3) A teacher may meet your standards after years of scrutiny, you become their student, but then after you have become their student, the teacher's behavior may deteriorate due to old age, or the tempation of riches and power acquired after youve become their student.
If, after you become a student, and a formerly good teacher either deteriorates in character or reveals a secret dishonesty that he or she concealed successfully during your years of evaluating that teacher--unless you can allow yourself to see that a teacher is capable of bad behavior, you will be trapped.
Two, if you and others are unable to name a teacher's behavior in specific terms as being harmful, there is no way to reform the sangha from within.
In traditions where so much authority is vested in the teacher, a taboo against ever saying anything negative about a teacher leaves no way to reform the sitaution if a teacher abuses power.
Thats the power of what I call the Tibetan/Vajranya taboo.

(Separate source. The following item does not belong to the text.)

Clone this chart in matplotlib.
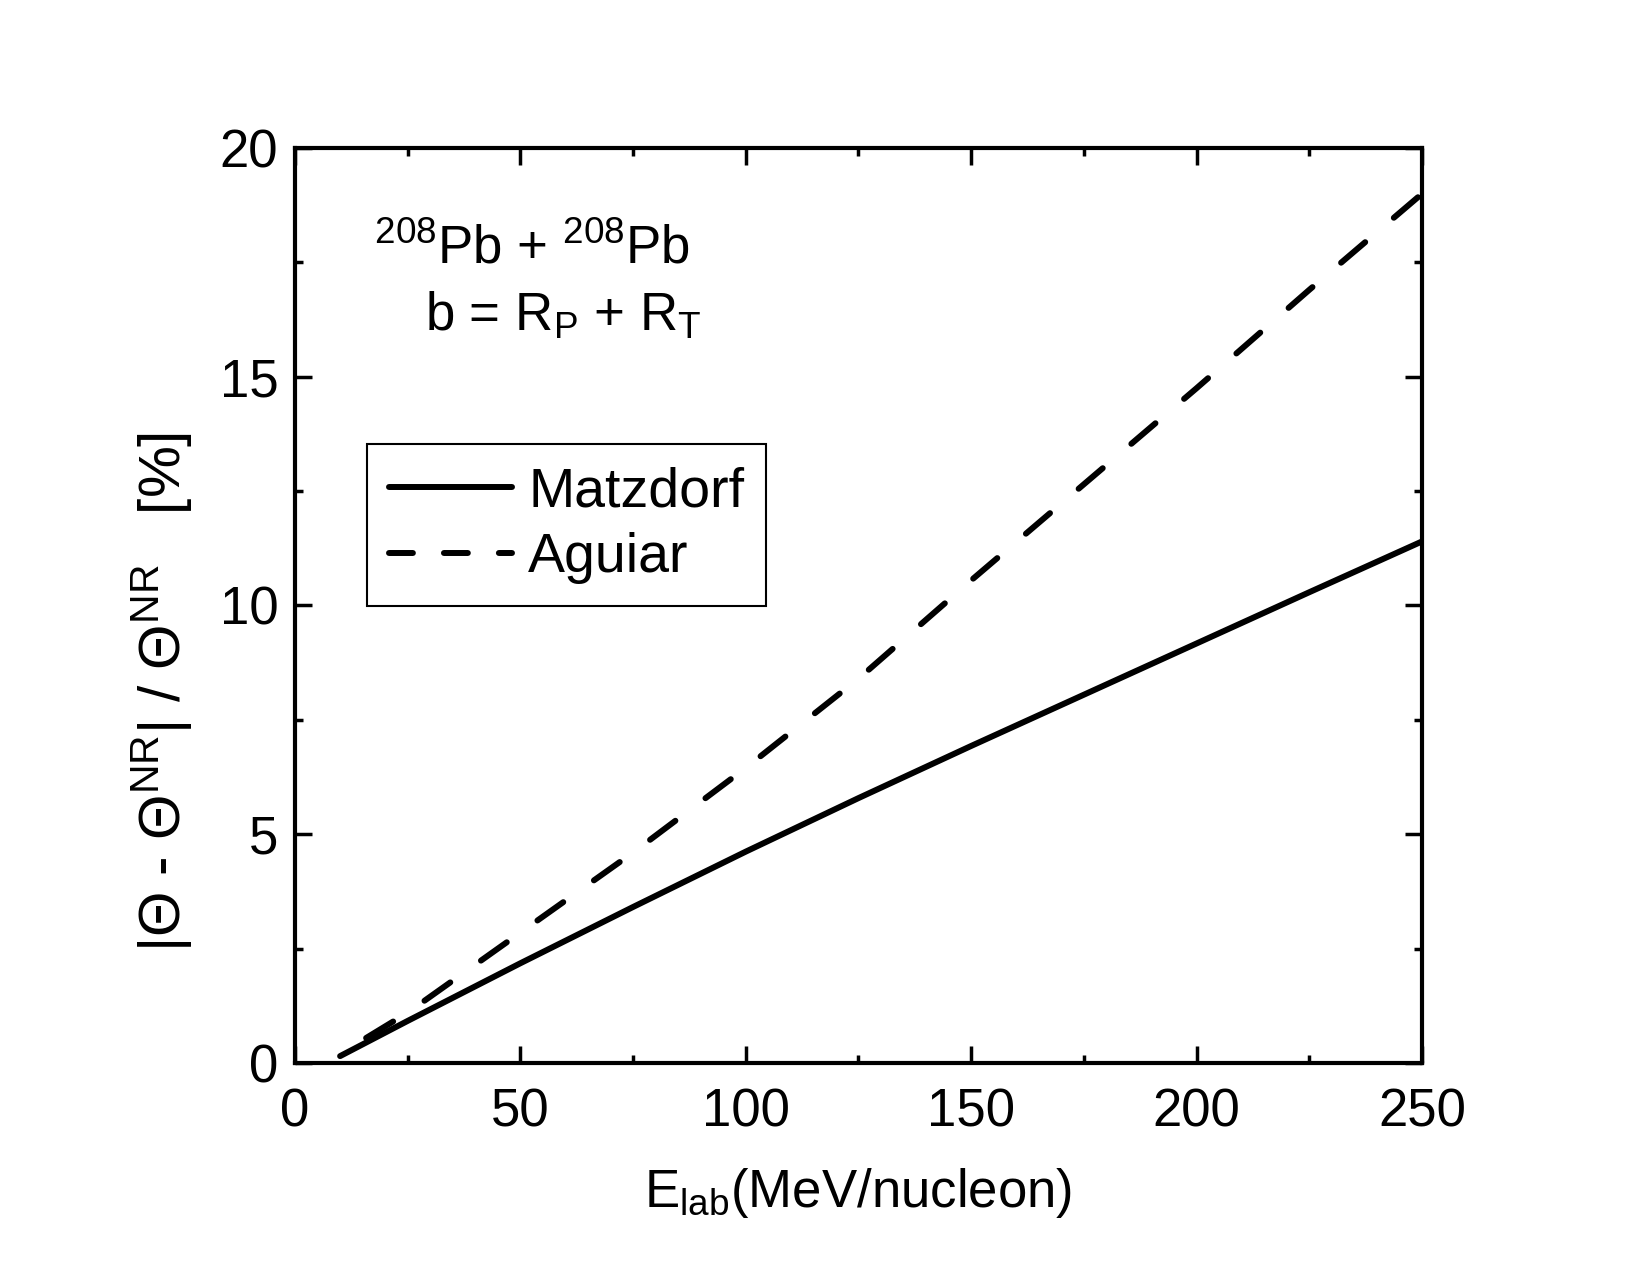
import matplotlib
matplotlib.use("Agg")
import matplotlib.pyplot as plt
from matplotlib.lines import Line2D
from matplotlib.ticker import MultipleLocator

# Data
e_lab = [10, 25, 50, 75, 100, 125, 150, 175, 200, 225, 250]
matzdorf = [0.15, 0.92, 2.18, 3.41, 4.62, 5.79, 6.93, 8.05, 9.17, 10.29, 11.4]
aguiar = [0.2, 1.1, 2.85, 4.6, 6.45, 8.4, 10.55, 12.65, 14.75, 16.9, 19.0]

plt.rcParams['font.family'] = ['Liberation Sans', 'DejaVu Sans']
plt.rcParams['mathtext.default'] = 'regular'

fig = plt.figure(figsize=(16.5, 12.75), dpi=100)
ax = fig.add_axes([0.1788, 0.1663, 0.683, 0.7176])

lw = 4.3
l1, = ax.plot(e_lab, matzdorf, color='black', lw=lw, solid_capstyle='round',
              solid_joinstyle='round', label='Matzdorf')
ax.plot(e_lab, aguiar, color='black', lw=lw, ls=(6.5, (5.3, 6.3)),
        dash_capstyle='round', dash_joinstyle='round')
# legend sample uses a shorter dash, as in the original
l2 = Line2D([], [], color='black', lw=lw, ls=(0, (4.0, 5.2)),
            dash_capstyle='round', label='Aguiar')

ax.set_xlim(0, 250)
ax.set_ylim(0, 20)
ax.xaxis.set_major_locator(MultipleLocator(50))
ax.xaxis.set_minor_locator(MultipleLocator(25))
ax.yaxis.set_major_locator(MultipleLocator(5))
ax.yaxis.set_minor_locator(MultipleLocator(2.5))
ax.tick_params(which='both', direction='in', top=True, right=True, width=2.5,
               labelsize=38)
ax.tick_params(axis='x', pad=18)
ax.tick_params(axis='y', pad=12)
ax.tick_params(which='major', length=12)
ax.tick_params(which='minor', length=6)
for s in ax.spines.values():
    s.set_linewidth(3)

ax.set_xlabel('E$_{lab}$(MeV/nucleon)', fontsize=38, labelpad=20)
ax.set_ylabel('|Θ - Θ$^{NR}$| / Θ$^{NR}$   [%]', fontsize=42)
ax.yaxis.set_label_coords(-0.09, 0.405)

ax.text(0.21, 0.889, '$^{208}$Pb + $^{208}$Pb', transform=ax.transAxes,
        fontsize=38, ha='center', va='center')
ax.text(0.238, 0.816, 'b = R$_P$ + R$_T$', transform=ax.transAxes,
        fontsize=38, ha='center', va='center')

leg = ax.legend(handles=[l1, l2], loc='upper left', bbox_to_anchor=(0.064, 0.6765),
                fontsize=40, frameon=True, fancybox=False, edgecolor='black',
                framealpha=1, borderaxespad=0, handlelength=2.2, handletextpad=0.3,
                labelspacing=0.25, borderpad=0.4)
leg.get_frame().set_linewidth(1.5)

fig.savefig('out.png', dpi=100)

And RR.com is not a Buddhist website and is under no obligation to follow Taboos implanted to serve the interests of gurus and protect them from scrutinty.
The worst of it is, this taboo and guru yoga practices may well mean that the ability to apply insight (vipassana) stops and Buddhist practice stops when one reaches the forbidden zone of Harmful Teacher Behavior.
Time and again in debate fora where the Tibetan Buddhist taboo applies, you can discuss anything except negative behavior generated by the teacher. The tools of Buddhist insight suddenly become disabled and are deflected away from the teacher, making it impossible to conduct any kind of analysis of power and power abuse.
The onus of the problem is constantly put back onto the student. Its an exercise in futility trying to apply Dharma Debate to the role of the teacher or to power abuses that stem from the teacher, because its a taboo area that must never be examined if one is to be considered an insider within this system. Once you refuse to honor the taboo, you're an apostate and considered delusional or unqualified.
Give me American democracy and the Lifton Criteria any day.
Edited 1 time(s). Last edit at 02/12/2009 12:18AM by corboy.